Electrons and Proton Transport in Cellular Respiration and Photosynthesis

Electron Transport Chain (ETC): A series of complexes involved in oxidation-reduction reactions, facilitating electron transfer.
  - Four complexes: Complex I, Complex II, Complex III, Complex IV.
  - NADH Reaction:
    - NADH is reduced when oxidized, leading to the loss of electrons.
    - When electrons are lost, protons are pumped against their concentration gradient.
Visual Representation:
  - The image depicts the mitochondrial structure, with:
    - Matrix (bottom)
    - Intermembrane space (middle)
    - Outer membrane (top)
  - Note that the image is flipped compared to previous depictions.
Proton Pumping:
  - Protons are pumped by Complexes I, III, and IV but NOT by Complex II.
  - Electrons carried by shuttles
  - Final electron acceptor is oxygen, which combines with electrons to form water.
Proton Concentration:
- Buildup of protons creates a concentration imbalance between the matrix and the intermembrane space.
- A high concentration of protons prompts a desire to move back into the matrix, leading to ATP synthesis through ATP synthase via chemiosmosis.
ATP Production:
- Despite the electron transport chain performing no ATP production itself, it sets the stage for ATP synthesis via the process of chemiosmosis in ATP synthase.
- Estimated ATP Yield: Less than 30 ATP due to potential loss of protons.

Cellular Respiration:
- Glucose + Oxygen → Carbon Dioxide + Water + ATP
Photosynthesis:
- Carbon Dioxide + Water + Light Energy → Glucose + Oxygen
- Process occurs in plants, algae, and certain bacteria (e.g., cyanobacteria).
Interrelationship:
- The outputs of respiration (CO₂ and H₂O) are inputs for photosynthesis, while photosynthesis produces glucose and O₂, which are used for cellular respiration.

Chloroplast Composition:
  - Double membranes surround internal stroma (liquid) and thylakoids.
  - Thylakoids stacked to form grana, where photosynthesis light-dependent reactions occur.
  - Chlorophyll pigment within thylakoid membranes is essential for light absorption.

Light-dependent Reactions:
  - Require sunlight; occur in thylakoid membranes.
  - Photons excite electrons in chlorophyll, sending them through the electron transport chain leading to ATP and NADPH formation.
  - Protons are pumped into the thylakoid lumen, establishing a proton gradient, driving ATP production via ATP synthase.
Light-independent Reactions (Calvin Cycle):
- Occur in the stroma; utilize ATP and NADPH generated from light reactions.
- Convert CO₂ into carbohydrates.

Input:
  - Carbon Dioxide
  - ATP
  - NADPH (derived from light reactions)
Outcome:
- Synthesis of carbohydrates from the carbon fixation process in the Calvin cycle.

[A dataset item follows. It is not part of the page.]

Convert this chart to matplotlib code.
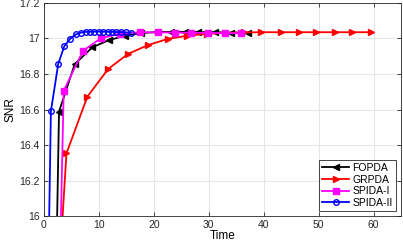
import matplotlib
matplotlib.use("Agg")
import matplotlib.pyplot as plt

plt.rcParams['font.family'] = ['Liberation Sans', 'DejaVu Sans']

# FOPDA (black, '<')
fopda_t = [2.0, 2.75, 5.6, 8.8, 11.8, 14.7, 17.6, 20.6, 23.2, 25.6, 28.0, 31.1, 34.1, 37.1]
fopda_snr = [15.3, 16.588, 16.855, 16.95, 16.99, 17.015, 17.03, 17.036, 17.037, 17.037,
             17.036, 17.035, 17.033, 17.032]

# GRPDA (red, '>')
grpda_t = [2.8, 4.1, 7.9, 11.7, 15.3, 19.0, 22.6, 26.1, 29.6, 32.9, 36.5, 39.6, 43.2,
           46.5, 49.6, 52.9, 56.1, 59.6]
grpda_snr = [15.7, 16.353, 16.672, 16.828, 16.913, 16.963, 16.998, 17.015, 17.026, 17.031,
             17.034, 17.035, 17.035, 17.035, 17.035, 17.035, 17.035, 17.035]

# SPIDA-I (magenta, squares)
spida1_t = [2.6, 3.6, 7.1, 10.3, 13.9, 17.5, 20.8, 23.9, 26.8, 29.9, 32.9, 35.9]
spida1_snr = [15.3, 16.706, 16.93, 17.0, 17.027, 17.035, 17.034, 17.033, 17.032, 17.031,
              17.03, 17.029]

# SPIDA-II (blue, circles)
spida2_t = [0.5, 1.27, 2.6, 3.7, 4.8, 5.9, 6.8, 7.6, 8.4, 9.2, 10.0, 10.8, 11.6, 12.4,
            13.2, 14.1, 15.0, 15.8]
spida2_snr = [15.13, 16.59, 16.856, 16.956, 16.999, 17.024, 17.033, 17.037, 17.038, 17.038,
              17.038, 17.038, 17.037, 17.037, 17.036, 17.035, 17.034, 17.033]

fig = plt.figure(figsize=(4.03, 2.42), dpi=100)
ax = fig.add_axes([0.109, 0.107, 0.886, 0.881])

ax.plot(fopda_t, fopda_snr, color='black', marker='<', ms=5, lw=1.3, label='FOPDA')
ax.plot(grpda_t, grpda_snr, color='red', marker='>', ms=5, lw=1.3, label='GRPDA')
ax.plot(spida1_t, spida1_snr, color='magenta', marker='s', ms=4, lw=1.3, label='SPIDA-I')
ax.plot(spida2_t, spida2_snr, color='blue', marker='o', ms=4, lw=1.3,
        mfc='none', mew=1.0, label='SPIDA-II')

ax.set_xlim(0, 65)
ax.set_ylim(16, 17.2)
ax.set_xticks([0, 10, 20, 30, 40, 50, 60])
ax.set_yticks([16, 16.2, 16.4, 16.6, 16.8, 17, 17.2])
ax.set_yticklabels(['16', '16.2', '16.4', '16.6', '16.8', '17', '17.2'])
ax.tick_params(direction='in', top=True, right=True, labelsize=7.5, length=3,
               width=0.6, colors='#262626', pad=3)
ax.grid(True, color='#e6e6e6', lw=0.8)
ax.set_axisbelow(True)
for s in ax.spines.values():
    s.set_linewidth(0.6)
    s.set_color('#262626')

ax.set_xlabel('Time', fontsize=8.5, labelpad=0)
ax.set_ylabel('SNR', fontsize=8.5, labelpad=2)

leg = ax.legend(loc='lower right', fontsize=7.5, fancybox=False, framealpha=1,
                edgecolor='#262626', borderpad=0.3, labelspacing=0.15,
                handlelength=2.6, handletextpad=0.3, borderaxespad=0.5)
leg.get_frame().set_linewidth(0.6)

fig.savefig("out.png", dpi=100)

Photosystem II (PS II) and Photosystem I (PS I)
  - PS II: First photosystem discovered (680 nm wavelength); initiates the splitting of water, exciting electrons that are pumped across the membrane.
  - PS I: Second photosystem discovered (700 nm wavelength); receives electrons from PS II and reduces NADP+ to NADPH.
  - Electron Transport Chain: Conveys electrons through both PS II and PS I, pumping protons during the process, similar to mitochondrial processes.

Electron Acceptor:
- Mitochondria: Oxygen accepts electrons after the ETC.
- Chloroplasts: NADP+ accepts electrons from the photosystems.
Proton Pumping Mechanism:
- Mitochondria pump protons into the intermembrane space.
- Chloroplasts pump protons into the thylakoid lumen.
Final Product:
- Mitochondria: Produces ATP and heat.
- Chloroplasts: Produces NADPH and ATP for the Calvin cycle.

Light-Dependent Reaction Outcomes: Produce ATP and NADPH via chemiosmosis in thylakoid, using energy from sunlight.
Light-Independent Reaction (Calvin Cycle) Outcomes: Converts CO₂ into carbohydrates using ATP and NADPH from light reactions.

Non-Cyclic Electron Transport: Produces both ATP and NADPH via the sequence of reactions involving PS II and PS I.
Cyclic Electron Transport: Primarily produces ATP without generating NADPH, a secondary route taken under certain conditions to balance the ATP/NADPH ratio.

Understanding these processes reveals how energy from light is converted into chemical energy, emphasizing the critical relationship between photosynthesis, cellular respiration, and the roles of chloroplasts and mitochondria within these pathways.